O'Connor's press secretary, Paul Downey, also argued that a "temporary hold" on some permit approvals is necessary to insure that the intent of the development restriction is not "seriously undermined before it even takes effect."

"If thousands of new permits went through over the next couple months, the council's 7 1/2-hour meeting the other night would be for naught," Downey said.

Lawyer Peterson said he finds that motive "perfectly understandable" from the city's standpoint, but argues that the city "presently has no legal basis for holding the line."

"What we seem to have is the city manager implementing something that hasn't taken effect and without the council's approval," added BIA official Morris.

City attorney Witt responded that Lockwood "seems to be very much in step . . . with what the council has in mind."

The ordinance's approval is not expected to curtail San Diego's housing boom for at least several years, because permits have already been issued for 16,679 dwelling units that will not be affected by the new restrictions.

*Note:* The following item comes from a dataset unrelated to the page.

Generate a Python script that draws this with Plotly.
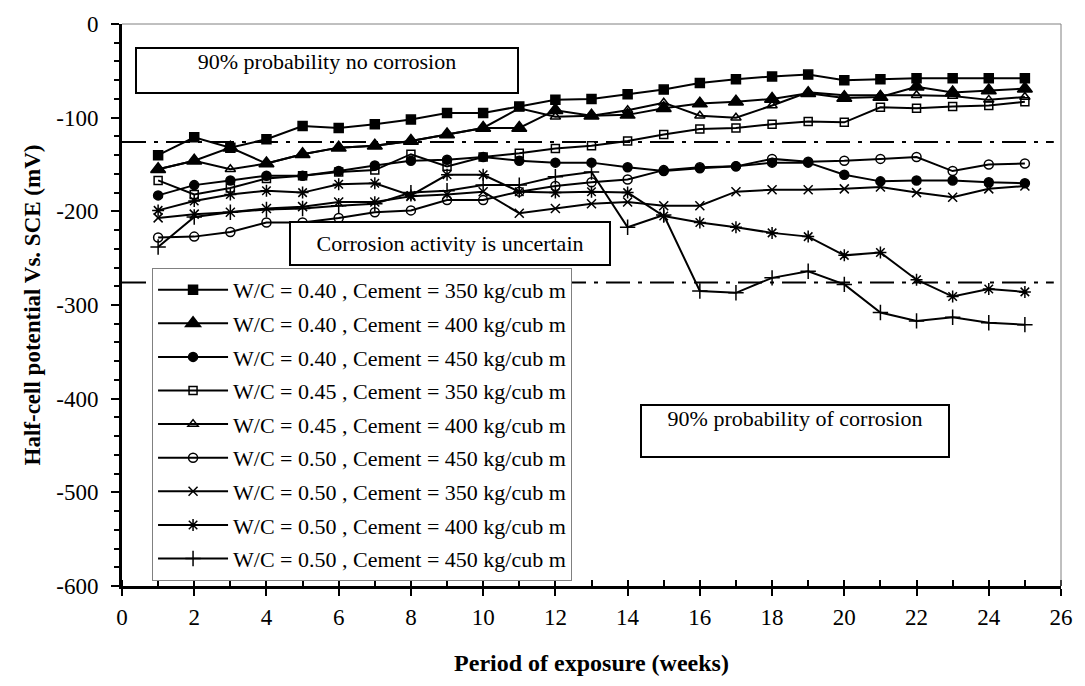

City Planning Department officials said Wednesday that, as of June 15, applications for more than 8,100 units were pending before the city planners. But the officials said that they had not yet calculated the number of applications received after April 29.

In the meantime, while the two sides vehemently disagree over the propriety of Lockwood's action, they can at least agree on one point concerning a dispute that may eventually be settled, not at City Hall, but rather in court.

"It sounds like full employment for the lawyers to me," Peterson joked.